But this discussion is missing one thing: Air should also flow over the MB and GPU boards, not just through a heat sink for the hottest component. There is VRM, memory, chipset etc. that could overheat if not properly cooled.
Having the fan directed towards the board surface accomplishes this.
chx's idea did'nt ignore peripheral cooling. Just look at the tower cooler setup people do for their CPU cooling. Beefy CPU tower cooler with 120/140 mm fan(s) blowing air from front to back through the tower heatsink, and along the way it provides sufficient airflow for the VRM heatsink behind the CPU socket already provided by the motherboard vendor, and the RAM modules are also cooled similarly since they are in the same airflow path. The point is peripheral component cooling doesn't require the cooler for the main heat source to be of the down-draft type, it only requires the airflow provided by the cooler for the main heat source to cover the peripheral components. When people replace the stock GPU cooler with an aftermarket ones like Arctic Accelero or whatever, GPU VRM and VRAM have mediocre cooling as many reviews have shown, and that's because you can't fit large enough heatsinks for VRM and VRAM under these low-profile ("large but flat") down-draft type heatsinks. A tower cooler for the GPU core solves this problem as well.
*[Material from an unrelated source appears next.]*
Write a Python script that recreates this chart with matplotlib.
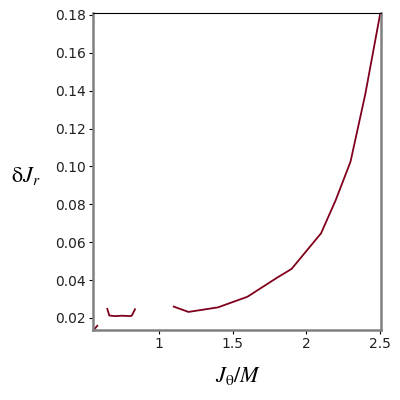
import matplotlib
matplotlib.use("Agg")
import matplotlib.pyplot as plt
import numpy as np

# three separate curve pieces (gaps where no data)
x_seg1 = [0.563, 0.581]
y_seg1 = [0.0142, 0.0159]

x_seg2 = [0.649, 0.663, 0.70, 0.75, 0.80, 0.815, 0.837]
y_seg2 = [0.0248, 0.0213, 0.0210, 0.0212, 0.0210, 0.0212, 0.0246]

x_seg3 = [1.10, 1.20, 1.40, 1.60, 1.80, 1.90, 2.10, 2.20, 2.30, 2.40, 2.50]
y_seg3 = [0.0260, 0.0232, 0.0256, 0.0312, 0.0412, 0.0459, 0.0647, 0.0823, 0.1025, 0.138, 0.180]

x_ticks = [1, 1.5, 2, 2.5]
x_tick_labels = ["1", "1.5", "2", "2.5"]
y_ticks = [0.02, 0.04, 0.06, 0.08, 0.10, 0.12, 0.14, 0.16, 0.18]

plt.rcParams["mathtext.fontset"] = "stix"

fig = plt.figure(figsize=(4, 4), dpi=100)
ax = fig.add_axes([0.2325, 0.175, 0.72, 0.7925])

line_color = "#80001c"
for xs, ys in [(x_seg1, y_seg1), (x_seg2, y_seg2), (x_seg3, y_seg3)]:
    ax.plot(xs, ys, color=line_color, linewidth=1.3)

ax.set_xlim(0.552, 2.507)
ax.set_ylim(0.01366, 0.181)

ax.set_xticks(x_ticks)
ax.set_xticklabels(x_tick_labels)
ax.set_yticks(y_ticks)
ax.set_yticklabels(["%.2f" % v for v in y_ticks])
ax.tick_params(axis="both", labelsize=10, length=3, width=0.8, color="black",
               labelcolor="#202020", pad=2)

for side in ["left", "bottom", "right"]:
    ax.spines[side].set_color("#808080")
    ax.spines[side].set_linewidth(1.8)
ax.spines["top"].set_color("black")
ax.spines["top"].set_linewidth(0.8)

fig.text(0.065, 0.56, r"$\mathrm{\delta}J_r$", fontsize=16, ha="center", va="center")
fig.text(0.595, 0.06, r"$J_\mathrm{\theta}/M$", fontsize=16, ha="center", va="center")

fig.savefig("out.png", dpi=100)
The biggest issue with chx's suggestion that has to be resolved is the GPU card not being able to sustain the weight of a massive tower heatsink which has its center of gravity farther away from the card compared to a low profile down-draft heatsink, and for this I think all GPU vendors and case manufacturers have to agree to make a standard mounting screw hole pattern so that a GPU card is mounted to a case not just by its rear bracket but firmly on various points over the entire card. And since this will never happen, one can only achieve chx's idea by finding a different way to make a GPU card not prone to vibration due to a massive tower heatsink.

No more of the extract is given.